Write out the material again word for word, dropping any images it holds.

====

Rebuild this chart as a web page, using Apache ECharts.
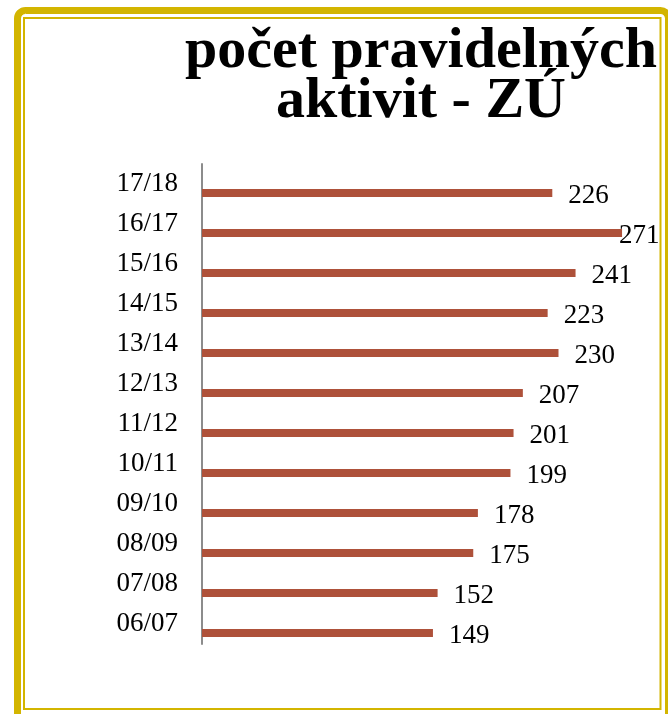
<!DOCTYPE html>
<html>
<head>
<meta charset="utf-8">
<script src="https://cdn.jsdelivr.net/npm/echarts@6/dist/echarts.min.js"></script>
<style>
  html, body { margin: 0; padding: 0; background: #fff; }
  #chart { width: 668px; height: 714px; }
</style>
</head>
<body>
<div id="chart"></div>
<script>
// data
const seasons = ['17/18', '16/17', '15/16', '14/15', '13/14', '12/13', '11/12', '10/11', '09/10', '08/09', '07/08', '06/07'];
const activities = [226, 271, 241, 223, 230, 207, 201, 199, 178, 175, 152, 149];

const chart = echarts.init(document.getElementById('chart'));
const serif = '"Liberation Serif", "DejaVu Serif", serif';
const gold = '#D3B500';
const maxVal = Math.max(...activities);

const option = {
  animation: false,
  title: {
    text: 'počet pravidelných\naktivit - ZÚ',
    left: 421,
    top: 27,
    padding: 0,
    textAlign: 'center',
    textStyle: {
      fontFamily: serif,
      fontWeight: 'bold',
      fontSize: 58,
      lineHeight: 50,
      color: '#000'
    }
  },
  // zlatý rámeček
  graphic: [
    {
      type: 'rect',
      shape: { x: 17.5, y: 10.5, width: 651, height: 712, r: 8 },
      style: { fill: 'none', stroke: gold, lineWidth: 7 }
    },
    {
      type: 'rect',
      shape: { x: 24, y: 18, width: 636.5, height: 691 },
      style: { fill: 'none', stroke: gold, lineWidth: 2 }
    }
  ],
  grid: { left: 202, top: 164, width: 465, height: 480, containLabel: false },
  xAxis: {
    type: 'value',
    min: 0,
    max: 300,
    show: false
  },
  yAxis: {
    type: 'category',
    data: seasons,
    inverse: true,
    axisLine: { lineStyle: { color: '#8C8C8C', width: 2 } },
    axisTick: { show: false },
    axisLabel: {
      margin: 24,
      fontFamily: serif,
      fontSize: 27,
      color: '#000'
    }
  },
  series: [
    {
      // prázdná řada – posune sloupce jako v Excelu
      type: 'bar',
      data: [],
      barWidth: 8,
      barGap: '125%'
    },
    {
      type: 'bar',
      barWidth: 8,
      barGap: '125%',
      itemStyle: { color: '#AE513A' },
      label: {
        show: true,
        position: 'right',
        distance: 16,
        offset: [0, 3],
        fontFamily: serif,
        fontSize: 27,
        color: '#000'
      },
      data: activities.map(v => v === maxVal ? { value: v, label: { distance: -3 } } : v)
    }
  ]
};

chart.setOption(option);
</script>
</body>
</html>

====

Result of this exercise |
Rebuild this chart as a web page, using Apache ECharts.
<!DOCTYPE html>
<html>
<head>
<meta charset="utf-8">
<script src="https://cdn.jsdelivr.net/npm/echarts@6/dist/echarts.min.js"></script>
<style>
  html, body { margin: 0; padding: 0; background: #fff; }
  #chart { width: 668px; height: 714px; }
</style>
</head>
<body>
<div id="chart"></div>
<script>
// data
const seasons = ['17/18', '16/17', '15/16', '14/15', '13/14', '12/13', '11/12', '10/11', '09/10', '08/09', '07/08', '06/07'];
const activities = [226, 271, 241, 223, 230, 207, 201, 199, 178, 175, 152, 149];

const chart = echarts.init(document.getElementById('chart'));
const serif = '"Liberation Serif", "DejaVu Serif", serif';
const gold = '#D3B500';
const maxVal = Math.max(...activities);

const option = {
  animation: false,
  title: {
    text: 'počet pravidelných\naktivit - ZÚ',
    left: 421,
    top: 27,
    padding: 0,
    textAlign: 'center',
    textStyle: {
      fontFamily: serif,
      fontWeight: 'bold',
      fontSize: 58,
      lineHeight: 50,
      color: '#000'
    }
  },
  // zlatý rámeček
  graphic: [
    {
      type: 'rect',
      shape: { x: 17.5, y: 10.5, width: 651, height: 712, r: 8 },
      style: { fill: 'none', stroke: gold, lineWidth: 7 }
    },
    {
      type: 'rect',
      shape: { x: 24, y: 18, width: 636.5, height: 691 },
      style: { fill: 'none', stroke: gold, lineWidth: 2 }
    }
  ],
  grid: { left: 202, top: 164, width: 465, height: 480, containLabel: false },
  xAxis: {
    type: 'value',
    min: 0,
    max: 300,
    show: false
  },
  yAxis: {
    type: 'category',
    data: seasons,
    inverse: true,
    axisLine: { lineStyle: { color: '#8C8C8C', width: 2 } },
    axisTick: { show: false },
    axisLabel: {
      margin: 24,
      fontFamily: serif,
      fontSize: 27,
      color: '#000'
    }
  },
  series: [
    {
      // prázdná řada – posune sloupce jako v Excelu
      type: 'bar',
      data: [],
      barWidth: 8,
      barGap: '125%'
    },
    {
      type: 'bar',
      barWidth: 8,
      barGap: '125%',
      itemStyle: { color: '#AE513A' },
      label: {
        show: true,
        position: 'right',
        distance: 16,
        offset: [0, 3],
        fontFamily: serif,
        fontSize: 27,
        color: '#000'
      },
      data: activities.map(v => v === maxVal ? { value: v, label: { distance: -3 } } : v)
    }
  ]
};

chart.setOption(option);
</script>
</body>
</html>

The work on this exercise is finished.